— Information shown —
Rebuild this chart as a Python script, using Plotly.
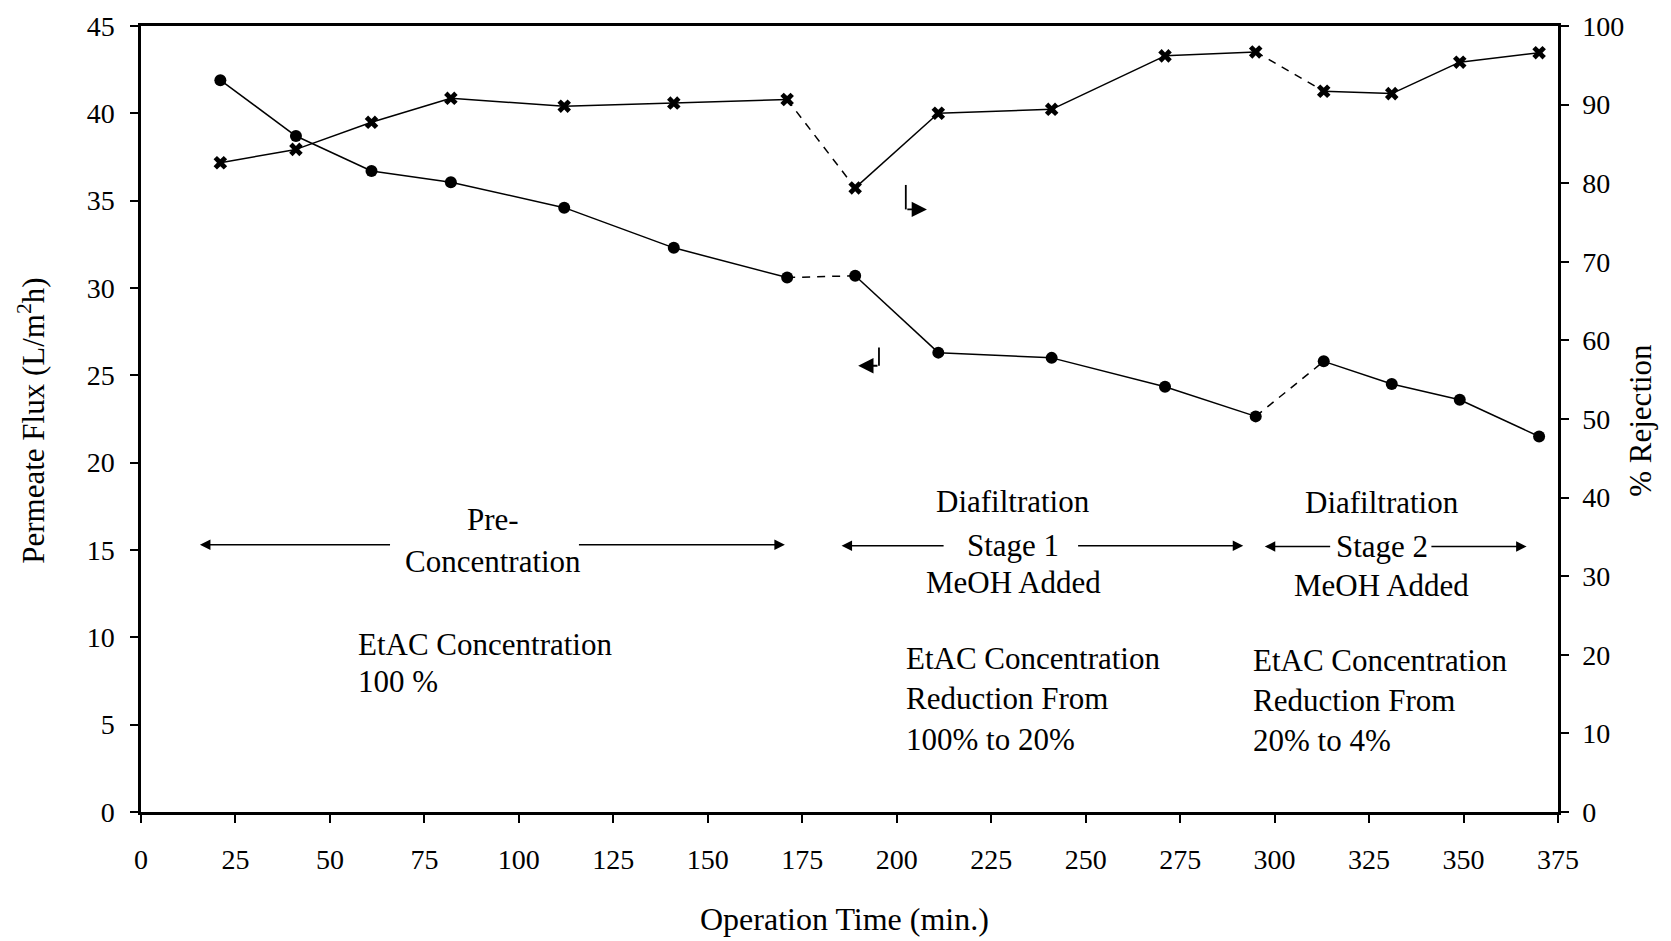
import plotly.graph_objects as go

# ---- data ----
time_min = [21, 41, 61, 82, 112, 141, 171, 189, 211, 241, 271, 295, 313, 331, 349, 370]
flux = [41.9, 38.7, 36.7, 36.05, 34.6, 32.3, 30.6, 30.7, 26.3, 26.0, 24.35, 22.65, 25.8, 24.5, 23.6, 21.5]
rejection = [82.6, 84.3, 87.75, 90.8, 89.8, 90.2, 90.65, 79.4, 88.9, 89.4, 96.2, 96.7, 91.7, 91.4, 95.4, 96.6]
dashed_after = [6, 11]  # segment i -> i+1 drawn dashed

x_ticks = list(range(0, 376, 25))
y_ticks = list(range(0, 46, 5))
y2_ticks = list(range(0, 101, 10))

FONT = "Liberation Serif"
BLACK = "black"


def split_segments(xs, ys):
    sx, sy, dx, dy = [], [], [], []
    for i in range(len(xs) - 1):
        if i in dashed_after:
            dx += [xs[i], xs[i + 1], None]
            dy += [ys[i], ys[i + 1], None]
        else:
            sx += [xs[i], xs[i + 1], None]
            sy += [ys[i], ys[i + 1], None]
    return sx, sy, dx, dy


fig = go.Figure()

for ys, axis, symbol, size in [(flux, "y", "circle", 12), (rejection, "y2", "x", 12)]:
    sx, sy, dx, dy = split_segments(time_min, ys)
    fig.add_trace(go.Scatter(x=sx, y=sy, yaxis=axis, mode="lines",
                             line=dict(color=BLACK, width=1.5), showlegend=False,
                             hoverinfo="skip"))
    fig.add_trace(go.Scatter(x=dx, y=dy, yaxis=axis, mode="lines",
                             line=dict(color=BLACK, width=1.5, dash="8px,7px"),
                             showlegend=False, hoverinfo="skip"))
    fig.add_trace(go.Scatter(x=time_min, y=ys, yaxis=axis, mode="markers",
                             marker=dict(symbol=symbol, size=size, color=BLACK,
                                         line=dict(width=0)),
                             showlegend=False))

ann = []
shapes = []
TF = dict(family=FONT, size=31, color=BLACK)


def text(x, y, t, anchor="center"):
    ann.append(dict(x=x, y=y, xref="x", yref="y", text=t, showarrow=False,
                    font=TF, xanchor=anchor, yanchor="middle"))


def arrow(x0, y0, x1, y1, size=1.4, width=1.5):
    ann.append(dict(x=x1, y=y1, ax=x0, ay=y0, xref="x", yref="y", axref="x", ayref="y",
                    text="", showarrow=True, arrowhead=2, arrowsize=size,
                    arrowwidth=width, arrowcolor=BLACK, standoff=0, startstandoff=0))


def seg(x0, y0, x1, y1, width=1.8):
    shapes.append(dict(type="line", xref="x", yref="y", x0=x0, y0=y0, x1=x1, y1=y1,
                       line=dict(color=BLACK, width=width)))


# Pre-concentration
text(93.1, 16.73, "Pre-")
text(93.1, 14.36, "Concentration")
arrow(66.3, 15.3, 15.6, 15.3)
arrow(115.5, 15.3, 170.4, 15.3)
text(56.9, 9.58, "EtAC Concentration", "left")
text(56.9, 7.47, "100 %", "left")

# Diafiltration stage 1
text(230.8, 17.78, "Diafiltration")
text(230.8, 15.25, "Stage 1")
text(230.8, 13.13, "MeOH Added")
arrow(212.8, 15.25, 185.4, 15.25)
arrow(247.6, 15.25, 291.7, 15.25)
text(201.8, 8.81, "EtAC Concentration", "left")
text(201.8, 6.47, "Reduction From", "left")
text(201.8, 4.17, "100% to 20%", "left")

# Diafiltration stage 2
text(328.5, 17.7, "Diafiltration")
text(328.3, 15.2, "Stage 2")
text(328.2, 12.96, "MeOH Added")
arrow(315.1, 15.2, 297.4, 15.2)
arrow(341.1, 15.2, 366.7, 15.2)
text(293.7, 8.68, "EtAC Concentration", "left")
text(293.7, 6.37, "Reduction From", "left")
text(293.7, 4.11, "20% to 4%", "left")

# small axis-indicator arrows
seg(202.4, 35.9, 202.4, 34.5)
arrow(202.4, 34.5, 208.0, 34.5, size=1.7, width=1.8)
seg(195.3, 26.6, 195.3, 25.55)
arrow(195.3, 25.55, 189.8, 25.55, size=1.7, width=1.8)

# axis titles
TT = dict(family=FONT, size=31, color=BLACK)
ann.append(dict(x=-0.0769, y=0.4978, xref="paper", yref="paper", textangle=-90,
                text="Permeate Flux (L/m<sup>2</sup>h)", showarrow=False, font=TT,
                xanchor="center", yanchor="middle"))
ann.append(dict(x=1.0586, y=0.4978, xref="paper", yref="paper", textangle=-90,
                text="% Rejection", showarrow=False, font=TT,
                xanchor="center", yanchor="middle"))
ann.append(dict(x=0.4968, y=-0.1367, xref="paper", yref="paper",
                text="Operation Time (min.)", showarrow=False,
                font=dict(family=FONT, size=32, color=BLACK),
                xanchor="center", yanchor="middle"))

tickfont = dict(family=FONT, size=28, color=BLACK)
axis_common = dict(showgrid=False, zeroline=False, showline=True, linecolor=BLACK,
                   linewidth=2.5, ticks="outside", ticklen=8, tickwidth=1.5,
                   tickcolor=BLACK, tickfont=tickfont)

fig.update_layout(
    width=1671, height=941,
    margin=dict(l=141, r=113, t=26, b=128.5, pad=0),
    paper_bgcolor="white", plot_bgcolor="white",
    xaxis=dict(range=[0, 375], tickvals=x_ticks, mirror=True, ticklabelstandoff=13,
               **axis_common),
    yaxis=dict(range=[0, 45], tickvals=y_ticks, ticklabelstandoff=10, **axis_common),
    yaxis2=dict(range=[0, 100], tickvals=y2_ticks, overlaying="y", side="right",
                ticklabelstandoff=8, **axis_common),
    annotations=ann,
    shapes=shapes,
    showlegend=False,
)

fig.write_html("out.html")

— What is asked —
Retype the whole listing exactly and leave the pictures out.

— Written solution —
Rebuild this chart as a Python script, using Plotly.
import plotly.graph_objects as go

# ---- data ----
time_min = [21, 41, 61, 82, 112, 141, 171, 189, 211, 241, 271, 295, 313, 331, 349, 370]
flux = [41.9, 38.7, 36.7, 36.05, 34.6, 32.3, 30.6, 30.7, 26.3, 26.0, 24.35, 22.65, 25.8, 24.5, 23.6, 21.5]
rejection = [82.6, 84.3, 87.75, 90.8, 89.8, 90.2, 90.65, 79.4, 88.9, 89.4, 96.2, 96.7, 91.7, 91.4, 95.4, 96.6]
dashed_after = [6, 11]  # segment i -> i+1 drawn dashed

x_ticks = list(range(0, 376, 25))
y_ticks = list(range(0, 46, 5))
y2_ticks = list(range(0, 101, 10))

FONT = "Liberation Serif"
BLACK = "black"


def split_segments(xs, ys):
    sx, sy, dx, dy = [], [], [], []
    for i in range(len(xs) - 1):
        if i in dashed_after:
            dx += [xs[i], xs[i + 1], None]
            dy += [ys[i], ys[i + 1], None]
        else:
            sx += [xs[i], xs[i + 1], None]
            sy += [ys[i], ys[i + 1], None]
    return sx, sy, dx, dy


fig = go.Figure()

for ys, axis, symbol, size in [(flux, "y", "circle", 12), (rejection, "y2", "x", 12)]:
    sx, sy, dx, dy = split_segments(time_min, ys)
    fig.add_trace(go.Scatter(x=sx, y=sy, yaxis=axis, mode="lines",
                             line=dict(color=BLACK, width=1.5), showlegend=False,
                             hoverinfo="skip"))
    fig.add_trace(go.Scatter(x=dx, y=dy, yaxis=axis, mode="lines",
                             line=dict(color=BLACK, width=1.5, dash="8px,7px"),
                             showlegend=False, hoverinfo="skip"))
    fig.add_trace(go.Scatter(x=time_min, y=ys, yaxis=axis, mode="markers",
                             marker=dict(symbol=symbol, size=size, color=BLACK,
                                         line=dict(width=0)),
                             showlegend=False))

ann = []
shapes = []
TF = dict(family=FONT, size=31, color=BLACK)


def text(x, y, t, anchor="center"):
    ann.append(dict(x=x, y=y, xref="x", yref="y", text=t, showarrow=False,
                    font=TF, xanchor=anchor, yanchor="middle"))


def arrow(x0, y0, x1, y1, size=1.4, width=1.5):
    ann.append(dict(x=x1, y=y1, ax=x0, ay=y0, xref="x", yref="y", axref="x", ayref="y",
                    text="", showarrow=True, arrowhead=2, arrowsize=size,
                    arrowwidth=width, arrowcolor=BLACK, standoff=0, startstandoff=0))


def seg(x0, y0, x1, y1, width=1.8):
    shapes.append(dict(type="line", xref="x", yref="y", x0=x0, y0=y0, x1=x1, y1=y1,
                       line=dict(color=BLACK, width=width)))


# Pre-concentration
text(93.1, 16.73, "Pre-")
text(93.1, 14.36, "Concentration")
arrow(66.3, 15.3, 15.6, 15.3)
arrow(115.5, 15.3, 170.4, 15.3)
text(56.9, 9.58, "EtAC Concentration", "left")
text(56.9, 7.47, "100 %", "left")

# Diafiltration stage 1
text(230.8, 17.78, "Diafiltration")
text(230.8, 15.25, "Stage 1")
text(230.8, 13.13, "MeOH Added")
arrow(212.8, 15.25, 185.4, 15.25)
arrow(247.6, 15.25, 291.7, 15.25)
text(201.8, 8.81, "EtAC Concentration", "left")
text(201.8, 6.47, "Reduction From", "left")
text(201.8, 4.17, "100% to 20%", "left")

# Diafiltration stage 2
text(328.5, 17.7, "Diafiltration")
text(328.3, 15.2, "Stage 2")
text(328.2, 12.96, "MeOH Added")
arrow(315.1, 15.2, 297.4, 15.2)
arrow(341.1, 15.2, 366.7, 15.2)
text(293.7, 8.68, "EtAC Concentration", "left")
text(293.7, 6.37, "Reduction From", "left")
text(293.7, 4.11, "20% to 4%", "left")

# small axis-indicator arrows
seg(202.4, 35.9, 202.4, 34.5)
arrow(202.4, 34.5, 208.0, 34.5, size=1.7, width=1.8)
seg(195.3, 26.6, 195.3, 25.55)
arrow(195.3, 25.55, 189.8, 25.55, size=1.7, width=1.8)

# axis titles
TT = dict(family=FONT, size=31, color=BLACK)
ann.append(dict(x=-0.0769, y=0.4978, xref="paper", yref="paper", textangle=-90,
                text="Permeate Flux (L/m<sup>2</sup>h)", showarrow=False, font=TT,
                xanchor="center", yanchor="middle"))
ann.append(dict(x=1.0586, y=0.4978, xref="paper", yref="paper", textangle=-90,
                text="% Rejection", showarrow=False, font=TT,
                xanchor="center", yanchor="middle"))
ann.append(dict(x=0.4968, y=-0.1367, xref="paper", yref="paper",
                text="Operation Time (min.)", showarrow=False,
                font=dict(family=FONT, size=32, color=BLACK),
                xanchor="center", yanchor="middle"))

tickfont = dict(family=FONT, size=28, color=BLACK)
axis_common = dict(showgrid=False, zeroline=False, showline=True, linecolor=BLACK,
                   linewidth=2.5, ticks="outside", ticklen=8, tickwidth=1.5,
                   tickcolor=BLACK, tickfont=tickfont)

fig.update_layout(
    width=1671, height=941,
    margin=dict(l=141, r=113, t=26, b=128.5, pad=0),
    paper_bgcolor="white", plot_bgcolor="white",
    xaxis=dict(range=[0, 375], tickvals=x_ticks, mirror=True, ticklabelstandoff=13,
               **axis_common),
    yaxis=dict(range=[0, 45], tickvals=y_ticks, ticklabelstandoff=10, **axis_common),
    yaxis2=dict(range=[0, 100], tickvals=y2_ticks, overlaying="y", side="right",
                ticklabelstandoff=8, **axis_common),
    annotations=ann,
    shapes=shapes,
    showlegend=False,
)

fig.write_html("out.html")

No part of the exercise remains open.